On both occasions, he left everyone perplexed. Everyone but Llopis, perhaps. “Keylor is difficult to beat from distance, and is incredible in reaction shots,” he told El Pais. “His speed allows him to achieve double saves, and move around the goal swiftly.” Swift he certainly is, and when combined with his capacity to recover, it’s that which makes him one of the best pure shot-stoppers around. He may not be the tallest of keepers, which means he sometimes struggles when dealing with crosses, but by and large there are a few flaws in his game.

And with Casillas now on the books of FC Porto, there is an opening in the Spanish capital.
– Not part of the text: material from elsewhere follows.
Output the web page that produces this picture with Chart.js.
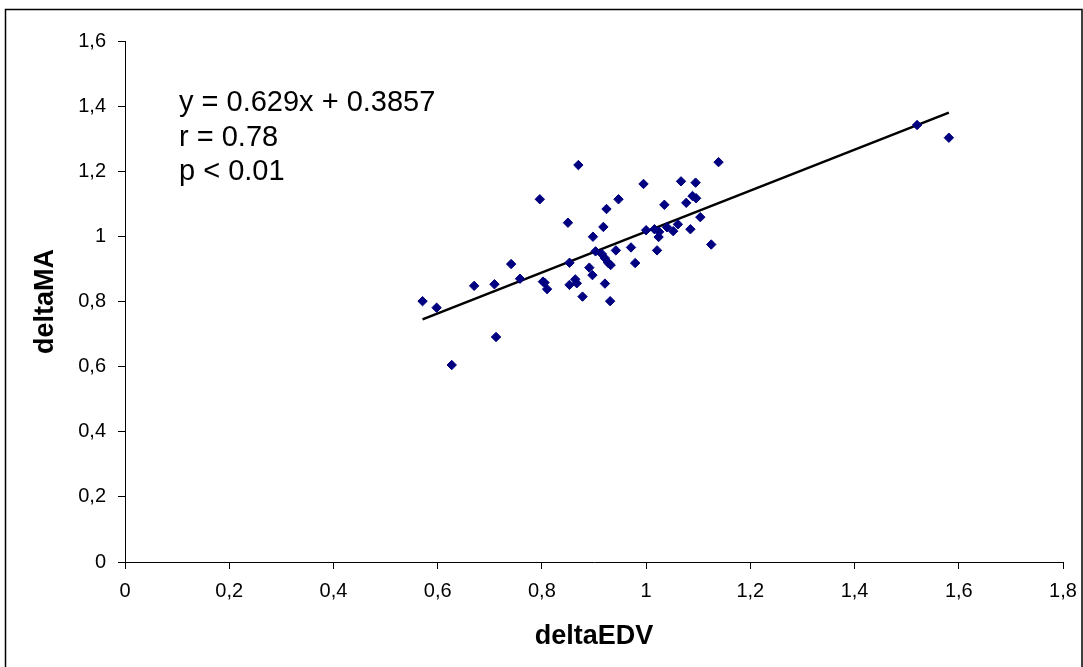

The spot between the sticks is now up for grabs. David de Gea has been linked with it consistently, but so far Madrid have failed to negotiate a deal with Manchester United. Uncertainty surrounds a transfer that once seemed a certainty, and with Rafa Benitez admitting he doesn’t know what’s happening in relation to de Gea, the news is good for Navas.

Indeed, the Costa Rican has been handed the No. 1 jersey for next season, and even more importantly, he’s also received the backing of Benitez. When asked if he saw Navas as his starting goalkeeper, the Spaniard’s response was positive. “I think so, yes,” he said, following a pre-season win over Manchester City. “We wanted to give him the chance to play and prove himself, and he has done well.”

A lot still hinges on de Gea, of course, but as it stands Navas is the first man in line. He stepped up for Levante and now he will have to go up another level again, but upon signing for Los Blancos, he felt ready to do so. “I feel capable of taking on these challenges. My work is my foundation and when you work hard you feel ready to take on any kind of challenge,” he said. “I am very calm. What I have to do is train hard and be available to the technical staff and when I get my chance be ready for it.”

Right now, he appears to be on the verge of getting that chance. The stakes will be high and the fans unforgiving, but as a hard-working keeper with the reflexes to match, Navas will certainly be up for the challenge.